Not only do the farmers involved in agritourism care for the land and grow a crop, raise animals or make a product, but they also invite the public to their farms and do much of their own marketing.
The more than 270 agritourism destinations across the state and Michigan’s beautiful natural resources complement each other and draw tourists into the state, says Mike Beck, president and co-owner of Uncle John’s Cider Mill in St. Johns.
“A lot of times, these people are experiencing everything at once with their trip up North, and it all works together,” he says. “We all play off each other a little bit, and work as a group. In the fall, going to farms and cider mills is very popular. I’ll be out in the parking lot, and I’ll see license plates from Ontario, Illinois, Indiana and Ohio — there are people who come pretty far distances.”

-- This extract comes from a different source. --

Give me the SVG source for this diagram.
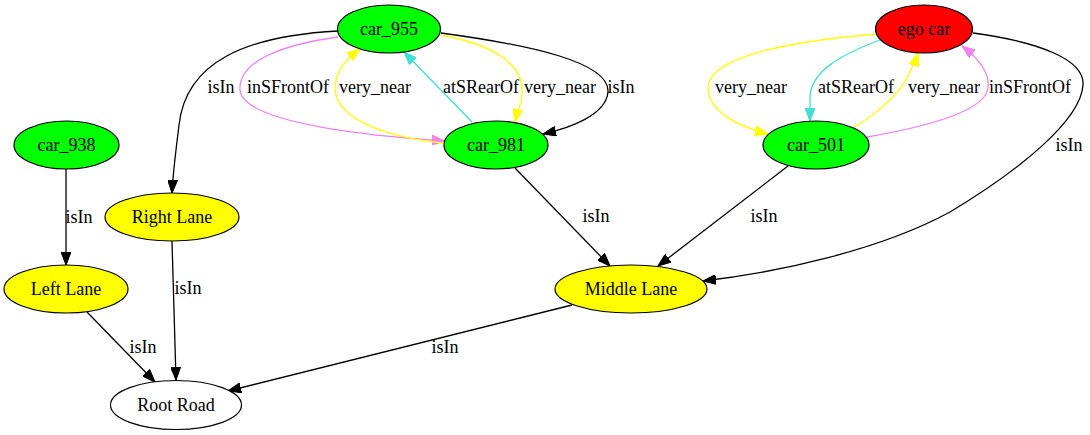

Michigan’s apple growers, including farms like Uncle John’s, bring in more than $700 million to the state annually, and the state is ranked No. 3 in the nation for apple production and No. 1 for cider mills.
Uncle John’s, a fifth-generation family-owned farm, is one of many cider mills in Michigan, but it is also a fruit and vegetable farm offering apples, cherries, blueberries, asparagus, sweet corn, strawberries, pumpkins, gourds, squash and Christmas trees.
Beck says his parents, John and Carolyn Beck, began offering apple cider and doughnuts alongside the vegetables in the 1970s. Diversifying the farm has been the key to its lasting success.
“We do a lot of stuff here,” Beck says. “We’re one of the few that still has an orchard. We also have train and wagon rides, a corn maze, wine tastings, a gift shop, a bakery, cider, doughnuts, caramel apples and a nature trail.”
Similarly, the variety found at the Flint Farmers Market in Flint attracts a diverse group of locals and sometimes even brings in tourists, although the market doesn’t particularly focus on being an agritourism destination, says manager Dick Ramsdell.
“We really do not market ourselves as a tourist destination — we are what we are,” Ramsdell says. “But if people are looking for a nice market with an old market feel, they’ll find it here. It’s a place that welcomes everybody.”
The Flint Farmers Market, which is open year-round and features vendors selling produce as well as wine, cheese, meat and bread is housed in a building that was constructed in the 1940s as a market giving it a vintage, authentic feel, Ramsdell says.
Ramsdell says it has the feel, smell and looks of what you would expect from an old market.
The market has become a gathering place, providing a venue for concerts and community events in a town that has been deeply affected by the recession and the crisis in the automotive industry.
“In a town like Flint that has had such an emotional 10 years, it’s been great to have a market that has revitalized itself in that time,” he says. “It’s become a community center for everybody.”
And when locals and tourists alike are looking for a place to enjoy fresh apple cider, take home locally grown vegetables, make their way through a corn maze or taste wine made from Michigan grapes, they can find what the state has to offer on MichiganFarmFun.com, a free resource offered by the Michigan Agri-tourism Association.